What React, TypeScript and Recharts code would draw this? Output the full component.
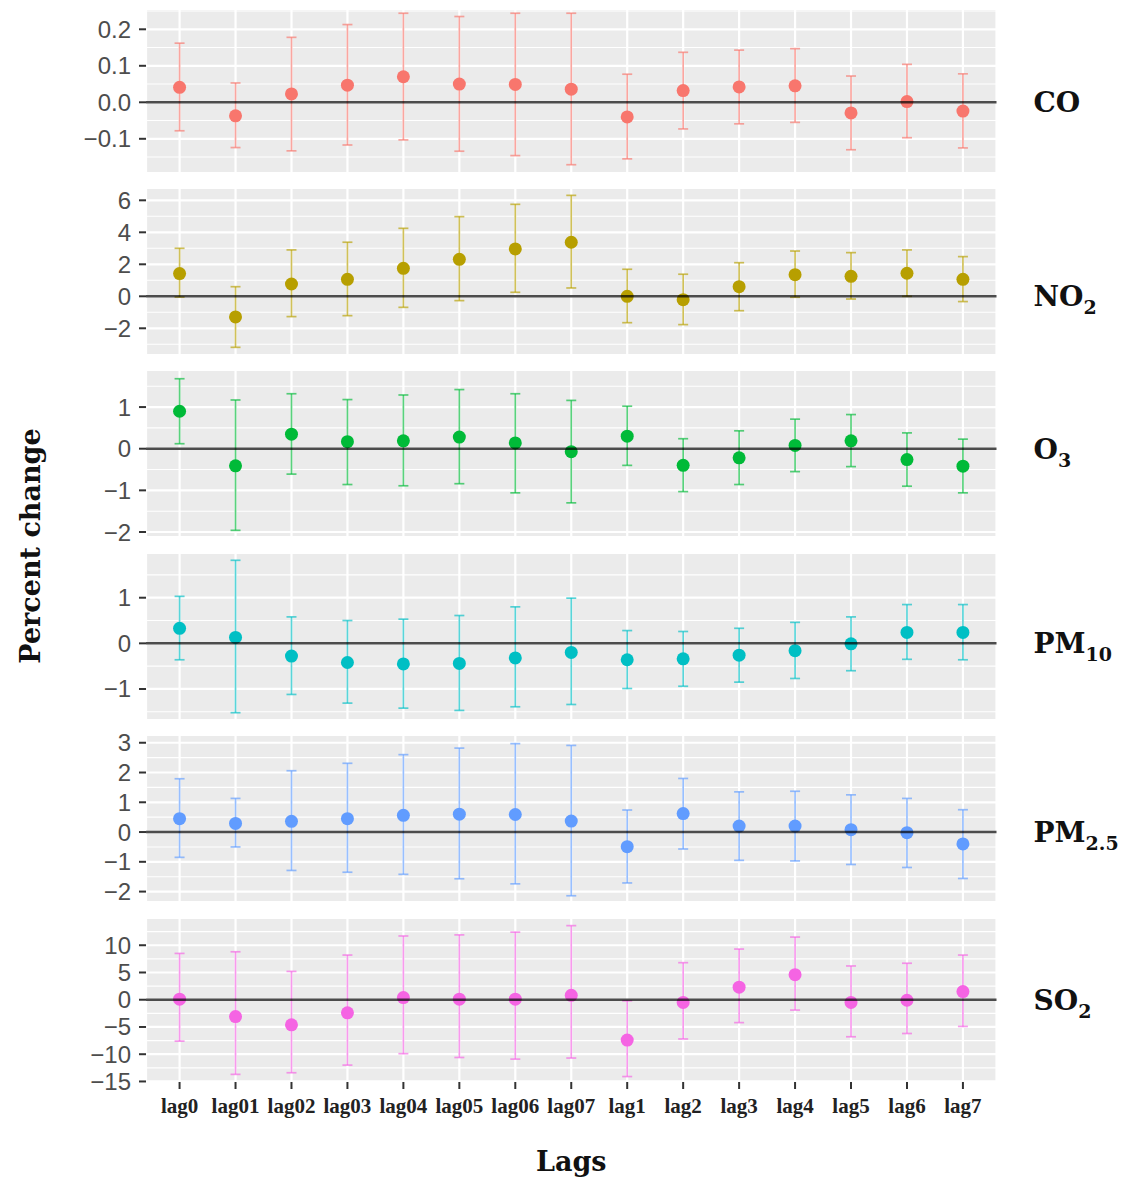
import React from "react";
import { ComposedChart, Scatter, ErrorBar, XAxis, YAxis, CartesianGrid, ReferenceLine } from "recharts";

const lags = ["lag0", "lag01", "lag02", "lag03", "lag04", "lag05", "lag06", "lag07", "lag1", "lag2", "lag3", "lag4", "lag5", "lag6", "lag7"];

const coEst = [0.041, -0.037, 0.023, 0.047, 0.07, 0.05, 0.049, 0.036, -0.04, 0.032, 0.042, 0.045, -0.029, 0.002, -0.024];
const coLow = [-0.078, -0.124, -0.133, -0.117, -0.103, -0.134, -0.146, -0.171, -0.155, -0.073, -0.059, -0.055, -0.13, -0.097, -0.125];
const coHigh = [0.162, 0.053, 0.178, 0.213, 0.244, 0.235, 0.244, 0.244, 0.077, 0.137, 0.143, 0.147, 0.072, 0.104, 0.078];
const coTicks = [-0.1, 0, 0.1, 0.2];

const no2Est = [1.42, -1.29, 0.77, 1.06, 1.75, 2.31, 2.96, 3.38, 0.0, -0.21, 0.6, 1.35, 1.25, 1.44, 1.06];
const no2Low = [-0.05, -3.19, -1.27, -1.21, -0.69, -0.27, 0.25, 0.52, -1.65, -1.77, -0.9, -0.06, -0.17, 0.0, -0.33];
const no2High = [3.0, 0.6, 2.9, 3.38, 4.25, 4.98, 5.75, 6.31, 1.69, 1.38, 2.1, 2.83, 2.73, 2.9, 2.48];
const no2Ticks = [-2, 0, 2, 4, 6];

const o3Est = [0.9, -0.41, 0.35, 0.17, 0.19, 0.28, 0.14, -0.07, 0.3, -0.4, -0.22, 0.08, 0.19, -0.26, -0.42];
const o3Low = [0.12, -1.96, -0.61, -0.86, -0.89, -0.84, -1.06, -1.3, -0.4, -1.03, -0.86, -0.55, -0.43, -0.9, -1.06];
const o3High = [1.68, 1.17, 1.32, 1.18, 1.29, 1.42, 1.32, 1.16, 1.02, 0.24, 0.43, 0.71, 0.82, 0.38, 0.23];
const o3Ticks = [-2, -1, 0, 1];

const pm10Est = [0.33, 0.13, -0.28, -0.42, -0.45, -0.44, -0.32, -0.2, -0.36, -0.34, -0.26, -0.16, -0.01, 0.24, 0.24];
const pm10Low = [-0.36, -1.52, -1.12, -1.31, -1.42, -1.47, -1.39, -1.34, -0.99, -0.94, -0.85, -0.77, -0.6, -0.35, -0.36];
const pm10High = [1.03, 1.82, 0.58, 0.5, 0.53, 0.61, 0.8, 0.99, 0.28, 0.26, 0.33, 0.46, 0.58, 0.85, 0.85];
const pm10Ticks = [-1, 0, 1];

const pm25Est = [0.45, 0.29, 0.36, 0.45, 0.56, 0.6, 0.59, 0.37, -0.49, 0.62, 0.2, 0.2, 0.08, -0.02, -0.4];
const pm25Low = [-0.85, -0.5, -1.29, -1.35, -1.42, -1.57, -1.74, -2.14, -1.71, -0.57, -0.95, -0.97, -1.09, -1.19, -1.56];
const pm25High = [1.79, 1.13, 2.06, 2.31, 2.6, 2.82, 2.97, 2.91, 0.74, 1.8, 1.35, 1.37, 1.25, 1.13, 0.75];
const pm25Ticks = [-2, -1, 0, 1, 2, 3];

const so2Est = [0.1, -3.1, -4.6, -2.4, 0.4, 0.1, 0.1, 0.8, -7.4, -0.5, 2.3, 4.6, -0.5, -0.1, 1.5];
const so2Low = [-7.6, -13.7, -13.4, -12.0, -9.9, -10.6, -10.9, -10.7, -14.1, -7.2, -4.2, -1.9, -6.8, -6.2, -4.9];
const so2High = [8.5, 8.8, 5.2, 8.2, 11.7, 11.9, 12.4, 13.6, -0.2, 6.8, 9.3, 11.5, 6.2, 6.7, 8.2];
const so2Ticks = [-15, -10, -5, 0, 5, 10];

const W = 1137;
const H = 1184;
const PLOT_LEFT = 146;
const PLOT_RIGHT = 996.5;
const PAD = 14;
const X_AXIS_H = 46;

const lagIdx = lags.map((_, i) => i);

type Panel = {
  main: string;
  sub: string;
  color: string;
  est: number[];
  low: number[];
  high: number[];
  ticks: number[];
  domain: [number, number];
  digits: number;
  top: number;
  height: number;
};

const panels: Panel[] = [
  { main: "CO", sub: "", color: "#F8766D", est: coEst, low: coLow, high: coHigh, ticks: coTicks, domain: [-0.1937, 0.2556], digits: 1, top: 9, height: 164 },
  { main: "NO", sub: "2", color: "#B79F00", est: no2Est, low: no2Low, high: no2High, ticks: no2Ticks, domain: [-3.67, 6.77], digits: 0, top: 188, height: 167 },
  { main: "O", sub: "3", color: "#00BA38", est: o3Est, low: o3Low, high: o3High, ticks: o3Ticks, domain: [-2.12, 1.89], digits: 0, top: 370, height: 167 },
  { main: "PM", sub: "10", color: "#00BFC4", est: pm10Est, low: pm10Low, high: pm10High, ticks: pm10Ticks, domain: [-1.68, 1.98], digits: 0, top: 553, height: 167 },
  { main: "PM", sub: "2.5", color: "#619CFF", est: pm25Est, low: pm25Low, high: pm25High, ticks: pm25Ticks, domain: [-2.35, 3.26], digits: 0, top: 735, height: 167 },
  { main: "SO", sub: "2", color: "#F564E3", est: so2Est, low: so2Low, high: so2High, ticks: so2Ticks, domain: [-15.1, 15.0], digits: 0, top: 918, height: 164 },
];

// minor grid lines halfway between the major ticks
function minorOf(ticks: number[], domain: [number, number]) {
  const step = ticks[1] - ticks[0];
  const out: number[] = [];
  for (let v = ticks[0] - step / 2; v <= domain[1]; v += step) {
    if (v >= domain[0]) out.push(Number(v.toFixed(6)));
  }
  return out;
}

function fmt(v: number, digits: number) {
  const s = v.toFixed(digits);
  return s.startsWith("-") ? "\u2212" + s.slice(1) : s;
}

function StripLabel({ viewBox, main, sub }: any) {
  if (!viewBox) return null;
  const x = viewBox.x + viewBox.width + 37;
  return (
    <text x={x} y={viewBox.y} dy={10} fontFamily="DejaVu Serif" fontWeight="bold" fontSize={28} fill="#111">
      {main}
      {sub ? <tspan fontSize={19} dy={8}>{sub}</tspan> : null}
    </text>
  );
}

function PanelChart({ p, last }: { p: Panel; last: boolean }) {
  const rows = p.est.map((v, i) => ({ x: i, y: v, err: [v - p.low[i], p.high[i] - v] }));
  const minor = minorOf(p.ticks, p.domain);
  return (
    <div style={{ position: "absolute", left: 0, top: p.top - PAD }}>
      <ComposedChart
        width={W}
        height={p.height + PAD + (last ? X_AXIS_H : PAD)}
        margin={{ top: PAD, right: W - PLOT_RIGHT, bottom: last ? 0 : PAD, left: 0 }}
      >
        <CartesianGrid fill="#EBEBEB" stroke="#FFFFFF" strokeWidth={2.2} />
        <CartesianGrid fill="none" stroke="#FFFFFF" strokeWidth={1.1} vertical={false} horizontalValues={minor} />
        <XAxis
          type="number"
          dataKey="x"
          domain={[-0.6, lags.length - 0.4]}
          ticks={lagIdx}
          interval={0}
          allowDataOverflow
          tickFormatter={(i: number) => lags[i]}
          hide={!last}
          height={X_AXIS_H}
          axisLine={false}
          tickSize={7}
          tickMargin={9}
          tickLine={{ stroke: "#333333", strokeWidth: 2 }}
          tick={{ fontFamily: "Liberation Serif", fontSize: 21, fontWeight: "bold", fill: "#222222" }}
        />
        <YAxis
          type="number"
          dataKey="y"
          domain={p.domain}
          ticks={p.ticks}
          interval={0}
          allowDataOverflow
          width={PLOT_LEFT}
          axisLine={false}
          tickSize={7}
          tickMargin={8}
          tickLine={{ stroke: "#333333", strokeWidth: 2 }}
          tick={{ fontFamily: "Liberation Sans", fontSize: 24, fill: "#4D4D4D" }}
          tickFormatter={(v: number) => fmt(v, p.digits)}
        />
        <Scatter
          data={rows}
          fill={p.color}
          isAnimationActive={false}
          shape={(s: any) => <circle cx={s.cx} cy={s.cy} r={6.5} fill={p.color} />}
        >
          <ErrorBar dataKey="err" direction="y" width={5} stroke={p.color} strokeOpacity={0.65} strokeWidth={1.7} isAnimationActive={false} />
        </Scatter>
        <ReferenceLine
          y={0}
          zIndex={900}
          stroke="#000000"
          strokeOpacity={0.7}
          strokeWidth={2.5}
          label={{ content: (lp: any) => <StripLabel viewBox={lp.viewBox} main={p.main} sub={p.sub} /> }}
        />
      </ComposedChart>
    </div>
  );
}

export default function App() {
  return (
    <div style={{ position: "absolute", left: 0, top: 0, width: W, height: H, background: "#FFFFFF" }}>
      {panels.map((p, i) => (
        <PanelChart key={p.main + p.sub} p={p} last={i === panels.length - 1} />
      ))}
      <svg width={W} height={H} style={{ position: "absolute", left: 0, top: 0, pointerEvents: "none" }}>
        <text
          transform="translate(30 546) rotate(-90)"
          textAnchor="middle"
          dominantBaseline="central"
          fontFamily="DejaVu Serif"
          fontWeight="bold"
          fontSize={27}
          fill="#111"
        >
          Percent change
        </text>
        <text x={(PLOT_LEFT + PLOT_RIGHT) / 2} y={1171} textAnchor="middle" fontFamily="DejaVu Serif" fontWeight="bold" fontSize={27} fill="#111">
          Lags
        </text>
      </svg>
    </div>
  );
}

===

#### PROBLEM TO WORK ON:
Leave out the pictures, then repeat the listing above exactly from its first line to the line with "const coTicks = [-0.1, 0, 0.1, 0.2];", inclusive.

#### EXERCISE RESULT:
What React, TypeScript and Recharts code would draw this? Output the full component.
import React from "react";
import { ComposedChart, Scatter, ErrorBar, XAxis, YAxis, CartesianGrid, ReferenceLine } from "recharts";

const lags = ["lag0", "lag01", "lag02", "lag03", "lag04", "lag05", "lag06", "lag07", "lag1", "lag2", "lag3", "lag4", "lag5", "lag6", "lag7"];

const coEst = [0.041, -0.037, 0.023, 0.047, 0.07, 0.05, 0.049, 0.036, -0.04, 0.032, 0.042, 0.045, -0.029, 0.002, -0.024];
const coLow = [-0.078, -0.124, -0.133, -0.117, -0.103, -0.134, -0.146, -0.171, -0.155, -0.073, -0.059, -0.055, -0.13, -0.097, -0.125];
const coHigh = [0.162, 0.053, 0.178, 0.213, 0.244, 0.235, 0.244, 0.244, 0.077, 0.137, 0.143, 0.147, 0.072, 0.104, 0.078];
const coTicks = [-0.1, 0, 0.1, 0.2];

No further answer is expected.